Ian Brinkley, director of the knowledge economy programme at the Work Foundation and co-author of the report, said: “The idea that the decline of manufacturing has meant the end of decent jobs paying decent wages for vast numbers of people is clearly unfounded.

“Economic change is never painless. However, a more knowledge-intensive world of work, where people work with their heads more than their hands, appears from these findings to be a relatively benign development for workers.

“The report challenges a hefty number of popular theories. In the 1990s, it was widely claimed that work and society were becoming more divided, while breaking into the elite would be nigh on impossible. That story no longer looks right. Instead, what seems to be happening is that, if anything, the world of work is upwardly mobile.

“Although there has been some polarisation among men, with the growth of shelf-stacking, van-driving type jobs alongside the lawyers, accountants, and management consultants, overall the knowledge economy does not seem to be creating a new class divide. And among women in particular, there seems to have been a fairly smooth transition into higher skilled, higher paying work.”

Overall, the number of workers in the managerial and professional categories remains relatively small – for example, women in associate professional roles comprised just 16 per cent of all workers in 2005.

The report also shows the impact of the spread of information technology on work.
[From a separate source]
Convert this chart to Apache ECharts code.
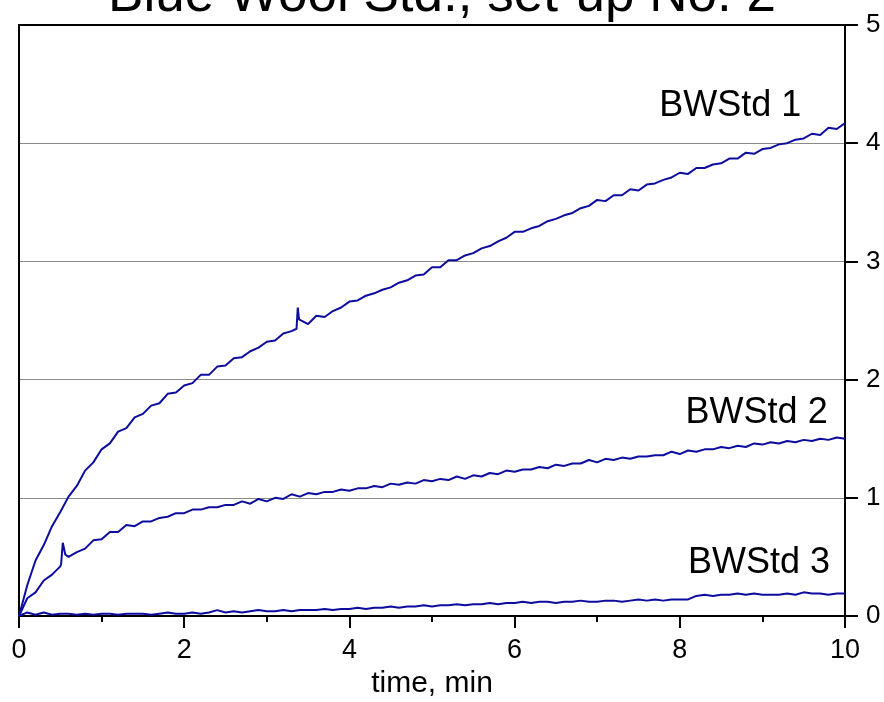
<!DOCTYPE html>
<html>
<head>
<meta charset="utf-8">
<script src="https://cdn.jsdelivr.net/npm/echarts@6/dist/echarts.min.js"></script>
<style>
  html, body { margin: 0; padding: 0; background: #fff; }
  #chart { width: 884px; height: 702px; }
</style>
</head>
<body>
<div id="chart"></div>
<script>
// Sampling times (min) shared by the three Blue Wool standards
const timeGrid = [
  0.0, 0.1, 0.2, 0.3, 0.4, 0.5, 0.6, 0.7, 0.8, 0.9,
  1.0, 1.1, 1.2, 1.3, 1.4, 1.5, 1.6, 1.7, 1.8, 1.9,
  2.0, 2.1, 2.2, 2.3, 2.4, 2.5, 2.6, 2.7, 2.8, 2.9,
  3.0, 3.1, 3.2, 3.3, 3.4, 3.5, 3.6, 3.7, 3.8, 3.9,
  4.0, 4.1, 4.2, 4.3, 4.4, 4.5, 4.6, 4.7, 4.8, 4.9,
  5.0, 5.1, 5.2, 5.3, 5.4, 5.5, 5.6, 5.7, 5.8, 5.9,
  6.0, 6.1, 6.2, 6.3, 6.4, 6.5, 6.6, 6.7, 6.8, 6.9,
  7.0, 7.1, 7.2, 7.3, 7.4, 7.5, 7.6, 7.7, 7.8, 7.9,
  8.0, 8.1, 8.2, 8.3, 8.4, 8.5, 8.6, 8.7, 8.8, 8.9,
  9.0, 9.1, 9.2, 9.3, 9.4, 9.5, 9.6, 9.7, 9.8, 9.9,
  10.0
];

const bwStd1 = [
  0.00, 0.26, 0.47, 0.60, 0.76, 0.88, 1.01, 1.10, 1.23, 1.30,
  1.41, 1.46, 1.56, 1.59, 1.68, 1.71, 1.78, 1.80, 1.88, 1.89,
  1.95, 1.97, 2.04, 2.04, 2.11, 2.12, 2.18, 2.19, 2.24, 2.27,
  2.32, 2.33, 2.39, 2.41, 2.50, 2.47, 2.54, 2.53, 2.58, 2.61,
  2.66, 2.67, 2.71, 2.73, 2.76, 2.78, 2.82, 2.84, 2.88, 2.89,
  2.95, 2.95, 3.01, 3.01, 3.05, 3.07, 3.11, 3.13, 3.17, 3.20,
  3.25, 3.25, 3.28, 3.30, 3.34, 3.36, 3.39, 3.41, 3.45, 3.47,
  3.52, 3.51, 3.56, 3.56, 3.61, 3.60, 3.65, 3.66, 3.69, 3.71,
  3.75, 3.74, 3.79, 3.79, 3.82, 3.83, 3.87, 3.87, 3.92, 3.91,
  3.95, 3.96, 3.99, 4.00, 4.03, 4.04, 4.08, 4.07, 4.13, 4.12,
  4.17
];
// short glitch recorded near 3.4 min
const bwStd1Spike = [[3.36, 2.43], [3.375, 2.61], [3.39, 2.51]];

const bwStd2 = [
  0.00, 0.15, 0.20, 0.30, 0.35, 0.42, 0.50, 0.54, 0.57, 0.64,
  0.65, 0.71, 0.71, 0.77, 0.76, 0.80, 0.80, 0.83, 0.84, 0.87,
  0.87, 0.90, 0.90, 0.92, 0.92, 0.94, 0.94, 0.97, 0.95, 0.99,
  0.97, 1.00, 0.99, 1.03, 1.01, 1.04, 1.03, 1.05, 1.05, 1.07,
  1.06, 1.08, 1.08, 1.10, 1.09, 1.12, 1.11, 1.13, 1.12, 1.15,
  1.14, 1.16, 1.15, 1.18, 1.16, 1.19, 1.18, 1.21, 1.20, 1.23,
  1.22, 1.24, 1.24, 1.26, 1.25, 1.28, 1.27, 1.29, 1.29, 1.32,
  1.30, 1.33, 1.32, 1.34, 1.33, 1.35, 1.35, 1.36, 1.36, 1.39,
  1.37, 1.40, 1.39, 1.41, 1.41, 1.43, 1.42, 1.44, 1.43, 1.46,
  1.45, 1.47, 1.46, 1.48, 1.47, 1.49, 1.48, 1.50, 1.49, 1.51,
  1.50
];
// short glitch recorded near 0.5 min
const bwStd2Spike = [[0.51, 0.44], [0.53, 0.62], [0.56, 0.52]];

const bwStd3 = [
  0.00, 0.03, 0.01, 0.03, 0.01, 0.02, 0.02, 0.01, 0.02, 0.01,
  0.02, 0.02, 0.01, 0.02, 0.02, 0.02, 0.01, 0.02, 0.03, 0.02,
  0.02, 0.03, 0.02, 0.03, 0.05, 0.03, 0.04, 0.03, 0.04, 0.05,
  0.04, 0.04, 0.05, 0.04, 0.05, 0.05, 0.05, 0.06, 0.05, 0.06,
  0.06, 0.07, 0.06, 0.07, 0.07, 0.08, 0.07, 0.08, 0.08, 0.09,
  0.08, 0.09, 0.09, 0.10, 0.09, 0.10, 0.10, 0.11, 0.10, 0.11,
  0.11, 0.12, 0.11, 0.12, 0.12, 0.11, 0.12, 0.12, 0.13, 0.12,
  0.12, 0.13, 0.13, 0.12, 0.13, 0.14, 0.13, 0.14, 0.13, 0.14,
  0.14, 0.14, 0.17, 0.18, 0.17, 0.18, 0.18, 0.19, 0.18, 0.19,
  0.18, 0.18, 0.18, 0.19, 0.18, 0.20, 0.19, 0.19, 0.18, 0.19,
  0.19
];

const seriesNames = ['BWStd 1', 'BWStd 2', 'BWStd 3'];
// where each curve's name is written (time, value); text is right-aligned there
const nameAnchors = [[9.47, 4.31], [9.79, 1.72], [9.82, 0.45]];

const xTicks = { min: 0, max: 10, step: 2 };
const yTicks = { min: 0, max: 5, step: 1 };

function toPairs(values, extra) {
  const pts = timeGrid.map((t, i) => [t, values[i]]);
  return pts.concat(extra || []).sort((a, b) => a[0] - b[0]);
}

const FONT = 'Liberation Sans, Arial, sans-serif';
const LINE = '#0c0c9e';
const frame = { show: true, onZero: false, lineStyle: { color: '#000', width: 2 } };

const seriesData = [
  toPairs(bwStd1, bwStd1Spike),
  toPairs(bwStd2, bwStd2Spike),
  toPairs(bwStd3)
];

const chart = echarts.init(document.getElementById('chart'), null, { renderer: 'canvas' });
chart.setOption({
  animation: false,
  backgroundColor: '#fff',
  textStyle: { fontFamily: FONT },
  title: {
    text: 'Blue Wool Std., set-up No. 2',
    left: 'center',
    top: -35,
    textStyle: { fontFamily: FONT, fontSize: 53, fontWeight: 'normal', color: '#000' }
  },
  grid: { left: 19, right: 39, top: 25, bottom: 86, containLabel: false, outerBoundsMode: 'none' },
  xAxis: [
    {
      type: 'value', position: 'bottom',
      min: xTicks.min, max: xTicks.max, interval: xTicks.step,
      axisLine: frame,
      axisTick: { show: true, inside: false, length: 12, lineStyle: { color: '#000', width: 2 } },
      minorTick: { show: true, splitNumber: 2, length: 6, lineStyle: { color: '#000', width: 2 } },
      axisLabel: { fontFamily: FONT, fontSize: 27, color: '#000', margin: 21 },
      splitLine: { show: false },
      name: 'time, min', nameLocation: 'middle', nameGap: 53, nameMoveOverlap: false,
      nameTextStyle: { fontFamily: FONT, fontSize: 30, color: '#000' }
    },
    {
      type: 'value', position: 'top',
      min: xTicks.min, max: xTicks.max, interval: xTicks.step,
      axisLine: frame, axisTick: { show: false }, axisLabel: { show: false },
      splitLine: { show: false }
    }
  ],
  yAxis: [
    {
      type: 'value', position: 'right',
      min: yTicks.min, max: yTicks.max, interval: yTicks.step,
      axisLine: frame,
      axisTick: { show: true, inside: false, length: 13, lineStyle: { color: '#000', width: 2 } },
      axisLabel: { fontFamily: FONT, fontSize: 26, color: '#000', margin: 21 },
      splitLine: { show: true, lineStyle: { color: '#8a8a8a', width: 1 } }
    },
    {
      type: 'value', position: 'left',
      min: yTicks.min, max: yTicks.max, interval: yTicks.step,
      axisLine: frame, axisTick: { show: false }, axisLabel: { show: false },
      splitLine: { show: false }
    }
  ],
  series: seriesData.map((data, i) => ({
    name: seriesNames[i],
    type: 'line',
    xAxisIndex: 0,
    yAxisIndex: 0,
    data: data,
    showSymbol: false,
    smooth: false,
    lineStyle: { color: LINE, width: 2 },
    markPoint: {
      silent: true,
      symbol: 'circle',
      symbolSize: 0,
      data: [{
        coord: nameAnchors[i],
        label: {
          show: true,
          formatter: seriesNames[i],
          position: 'left',
          distance: 0,
          fontFamily: FONT,
          fontSize: 36,
          color: '#000'
        }
      }]
    }
  }))
});
</script>
</body>
</html>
Administrative and secretarial work, traditionally the preserve of women, has fallen sharply, while personal service jobs – jobs which are by their nature immune to computerisation and off-shoring – have risen. And for men, process, plant and machine operative-type jobs have also fallen.

Although jobs at the top have grown most quickly, the UK still has relatively large numbers of people in low skilled, low-paying jobs. Some 7 million jobs require no qualifications, while 26 per cent of men and 35 per cent of women earn below the median level of income.

Rebecca Fauth, co-author of the report, said: “The knowledge economy deserves a reasonably clean bill of health. Contrary to the predictions, it does not appear to be creating a new underclass. From our analysis it seems that more workers are moving towards professional and managerial work over the last decade.

“But with labels like ‘manager’ there is always an issue of ‘title-creep’ – people calling themselves managers when ‘administrator’ or ‘supervisor’ might be more accurate. Unfortunately, statistics do not really help with such issues.”